Some high-profile buyers have even swapped their Manhattan homes for pads in Brooklyn, setting new records. Last year, Glossier founder Emily Weiss and her partner, fintech executive William Gaybrick, paid $22 million for a Brooklyn Heights townhouse just five months after buying a Greenwich Village abode for $18 million, which they subsequently put back on the market.
Prospect Heights claimed the largest share of homes selling over asking, at 47 percent. The median asking price was $1.3 million. Earlier this year, Redfin labeled the neighborhood, along with the adjacent Clinton Hill, the most desirable in the country. The number of home sales in the enclave doubled in a year.
Next up was Park Slope with 44 percent of homes selling above their asking prices. A townhouse at 535 First Street broke neighborhood records last month when Jared Vinik, the son of Tampa Bay Lightning owner Jeff Vinik, bought it for $14 million.
Both Park Slope and Prospect Heights ranked higher in homes with above-ask closing prices than some desirable Manhattan enclaves, including the West Village and Greenwich Village.
Rounding out the top five on Streeteasy’s list was Brooklyn Heights, long recognized for its pricey townhomes, where 33 percent of homes sold over asking. The other Brooklyn neighborhoods included were Crown Heights, Williamsburg and Sheepshead Bay.
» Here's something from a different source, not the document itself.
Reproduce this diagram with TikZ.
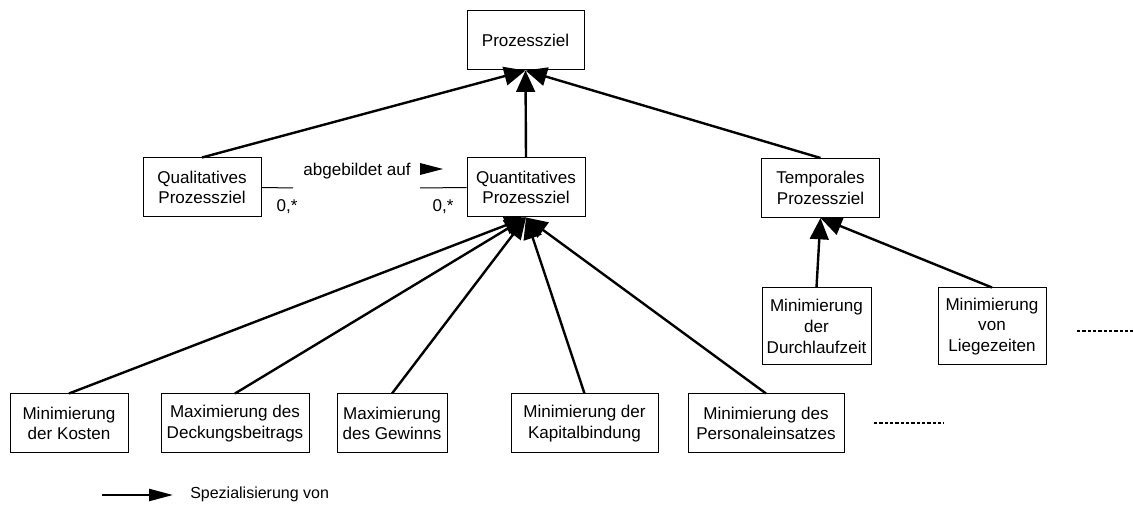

Across the five boroughs, the residential market is heading into the fourth quarter on a promising note. More than 1,700 homes found buyers last month, up 10 percent from year-ago numbers, and the highest total for September since 2021.
So far, it appears supply is keeping up with demand, with roughly 4,600 homes hitting the market last month, marking a 10 percent increase from last year.
Not so fast…
Just what the West Village needs: another double-wide townhouse.
A whopping 13,000-square-foot home in the neighborhood hit the market on Friday with a $75 million price tag. If it trades for that price, it will set a new record for Downtown Manhattan, displacing another megamansion that sold for $73 million just last year.
Before the home at 105-107 Bank Street was combined into one, each side of the monster residence housed its own storied residents, including John Lennon and Yoko Ono and composer John Cage.
The creation of these massive single-family residences has drawn criticism, especially in recent years, as the city grapples with a housing crunch. In Manhattan, researchers found that for each of these combinations, the borough lost between six and seven housing units.
NYC Deal of the Week
The priciest deal recorded in the city rolls this week was for a penthouse at 111 West 56th Street, which sold for $12.3 million, or $4,400 per square foot. The condo, which hit the market last April asking just under $15 million, has four bedrooms, four bathrooms and two terraces.
Unit PHC is one of 99 condos atop the Thompson Central Park Hotel. Amenities at the development, known as One11 Residences, include a fitness center, private lounge and access to the hotel’s concierge service.
Douglas Elliman’s Maria Mainieri, Taylor Middleton and Peter Evangelidis are heading sales for the developer, GFI Capital Resources.